Perché non si torna a produrre e consumare? Le ragioni sono molteplici: dall'impossibilità a muoversi all'impoverimento conosciuto da famiglie che non hanno avuto entrate per settimane (le partite Iva, certo, ma anche i dipendenti licenziati o in cassa integrazione). Adesso a soffrire maggiormente sono i ristoranti e i bar, ma le proteste vengono da ogni dove.
Tanti lamentano i costi connessi ai dispositivi di protezione e soprattutto alle opere di sanificazione. Il tutto mentre mancano le risorse che il sistema del credito avrebbe dovuto mettere a disposizione. Va aggiunto che per tante imprese è anche difficile indebitarsi se all'orizzonte si vedono solo nuove tasse, nuove norme, nuovi oneri burocratici.
Lo Stato ha ingessato d'imperio le attività private, impedendo a milioni di italiani di guadagnarsi da vivere. Non ha detto loro cosa si doveva evitare di fare, per il rispetto dovuto alla salute altrui: stare a debita distanza (specie nel caso di anziani e persone malate) e usare la mascherina al chiuso. Non ha fatto questo, ma ha semplicemente bloccato tutto, anche quelle attività che sarebbero potute rimanere aperte nel rispetto delle regole.
Ora, come sottolinea Confesercenti insieme ad altre associazioni, è difficile che il mondo della produzione e del commercio riescano a resistere. Ci vorrebbero un'ampia liberalizzazione unita alla sburocratizzazione del sistema, insieme alla cancellazione di vari oneri fiscali. Dopo tante settimane che hanno visto le imprese piccole e grandi lavorare sui loro conti e ingegnarsi a ripensare il proprio modello di business, pure lo Stato dovrebbe fare lo stesso. Al contrario, però, questo governo progetta una crescita ulteriore del settore pubblico e immagina perfino di statizzare larga parte del tessuto economico.
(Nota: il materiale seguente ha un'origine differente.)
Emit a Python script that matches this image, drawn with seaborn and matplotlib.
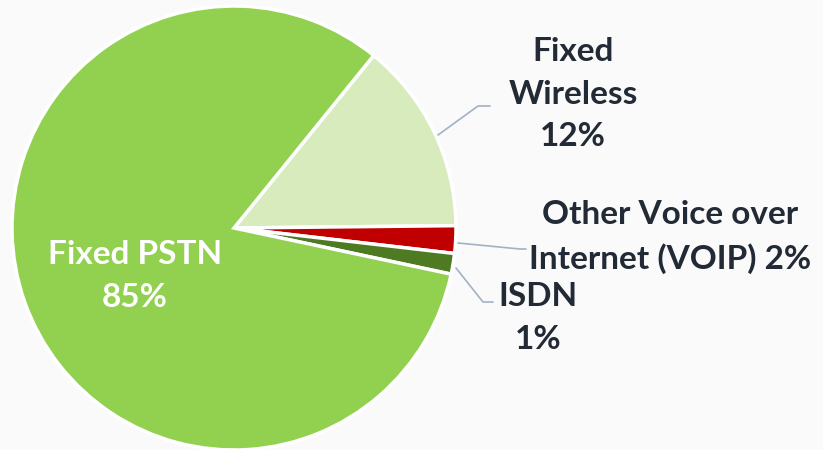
import matplotlib
matplotlib.use('Agg')
import matplotlib.pyplot as plt
import seaborn as sns

# Data (slice order clockwise from the upper-right boundary)
categories = ['Fixed Wireless', 'Other Voice over Internet (VOIP)', 'ISDN', 'Fixed PSTN']
shares = [14.0, 2.0, 1.5, 82.5]          # slice sizes as drawn
pct_labels = ['12%', '2%', '1%', '85%']  # percentages printed on the chart
colors = ['#D7EBBD', '#C00000', '#4E7A22', '#92D050']

sns.set_theme(style='white')
plt.rcParams['font.family'] = ['Lato', 'DejaVu Sans']

fig = plt.figure(figsize=(8.23, 4.5), dpi=100, facecolor='#FAFAFA')
ax = fig.add_axes([0, 0, 1, 1])
ax.set_facecolor('#FAFAFA')

ax.pie(shares, colors=colors, startangle=51, counterclock=False,
       radius=1.0, center=(0, 0),
       wedgeprops=dict(edgecolor='white', linewidth=2.5))

# pixel -> data helpers (centre at 234,228 px, radius 222 px)
def px(x):
    return (x - 234) / 222

def py(y):
    return (228 - y) / 222

ax.set_xlim(px(0), px(823))
ax.set_ylim(py(450), py(0))
ax.set_aspect('equal')
ax.axis('off')

dark = '#222A35'
line_col = '#A3B1C6'
fs = 24
ls = 1.58

# Fixed PSTN (inside)
ax.text(px(135), py(276), 'Fixed PSTN\n' + pct_labels[3], ha='center', va='center',
        color='white', fontsize=fs, fontweight='bold', linespacing=ls)

# Fixed Wireless
ax.text(px(573), py(94), 'Fixed\nWireless\n' + pct_labels[0], ha='center', va='center',
        color=dark, fontsize=fs, fontweight='bold', linespacing=ls)
ax.plot([px(438), px(478), px(490)], [py(135), py(106), py(106)], color=line_col, lw=1.2)

# VOIP
ax.text(px(670), py(237), 'Other Voice over\nInternet (VOIP) ' + pct_labels[1], ha='center',
        va='center', color=dark, fontsize=fs, fontweight='bold', linespacing=ls)
ax.plot([px(458), px(520), px(526)], [py(243), py(249), py(249)], color=line_col, lw=1.2)

# ISDN
ax.text(px(538), py(318), 'ISDN\n' + pct_labels[2], ha='center', va='center',
        color=dark, fontsize=fs, fontweight='bold', linespacing=ls)
ax.plot([px(456), px(483), px(493)], [py(268), py(302), py(302)], color=line_col, lw=1.2)

fig.savefig('out.png', dpi=100, facecolor=fig.get_facecolor())
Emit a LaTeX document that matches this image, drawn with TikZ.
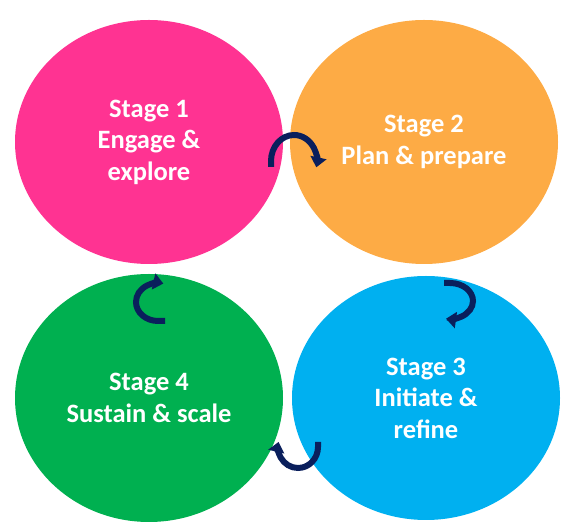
\documentclass[tikz,border=0pt]{standalone}
\usepackage{fontspec}
\setmainfont{Carlito}
\usetikzlibrary{shapes.geometric,arrows.meta}
\definecolor{cpink}{HTML}{FF3392}
\definecolor{corange}{HTML}{FDAB45}
\definecolor{cgreen}{HTML}{00B050}
\definecolor{cblue}{HTML}{00B0F0}
\definecolor{cnavy}{HTML}{0A1F5C}
\tikzset{
  stage/.style={ellipse, minimum width=268pt, minimum height=244pt, inner sep=0pt,
    text=white, align=center, font=\fontsize{26.5}{31.5}\selectfont\bfseries},
  cyc/.style={draw=cnavy, line width=6pt, -{Triangle[width=16pt,length=10pt]}}
}
\begin{document}
\begin{tikzpicture}[x=1pt,y=1pt]
\useasboundingbox (0,0) rectangle (568,527);
\node[stage, fill=cpink] (s1) at (149,385) {Stage 1\\Engage \&\\explore};
\node[stage, fill=corange] (s2) at (424,385) {Stage 2\\Plan \& prepare};
\node[stage, fill=cblue, minimum height=244pt] (s3) at (426,129) {Stage 3\\Initiate \&\\refine};
\node[stage, fill=cgreen, minimum height=248pt] (s4) at (149,129) {Stage 4\\Sustain \& scale};
% cycle arrows
\coordinate (a12) at (271,360);
\coordinate (a23) at (444,244);
\coordinate (a34) at (318,85);
\coordinate (a41) at (165,206);
\draw[cyc] (a12) -- ++(0,6) arc[start angle=180,end angle=-14,x radius=23,y radius=26];
\draw[cyc] (a23) -- ++(6,0) arc[start angle=90,end angle=-100,x radius=23,y radius=18];
\draw[cyc] (a34) -- ++(0,-5) arc[start angle=0,end angle=-194,x radius=20,y radius=21];
\draw[cyc] (a41) -- ++(-7,0) arc[start angle=270,end angle=76,x radius=22,y radius=19];
\end{tikzpicture}
\end{document}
Quanti all'inizio del lockdown ci parlavano del '45, sottolineando come l'Italia uscì distrutta dal conflitto ma poi seppe risorgere (grazie al boom economico), ignoravano qualche dato elementare: a partire dal fatto che in quel tempo fare impresa era facilissimo e la pressione tributaria era risibile. Se oggi non ripartiamo, allora, è perché stiamo faticosamente rientrando in una «normalità» che era già molto corrotta.
Se vogliamo davvero sconfiggere la povertà che avanza e che è sempre più la questione cruciale della nostra società dobbiamo allora capire che l'Italia
di febbraio, quella precedente al virus, era davvero moribonda e che l'epidemia ha solo tolto un velo. Per ricostruire, al fine di dare un futuro ai giovani, bisogna dunque rimettere in discussione molte cose. Quasi tutte.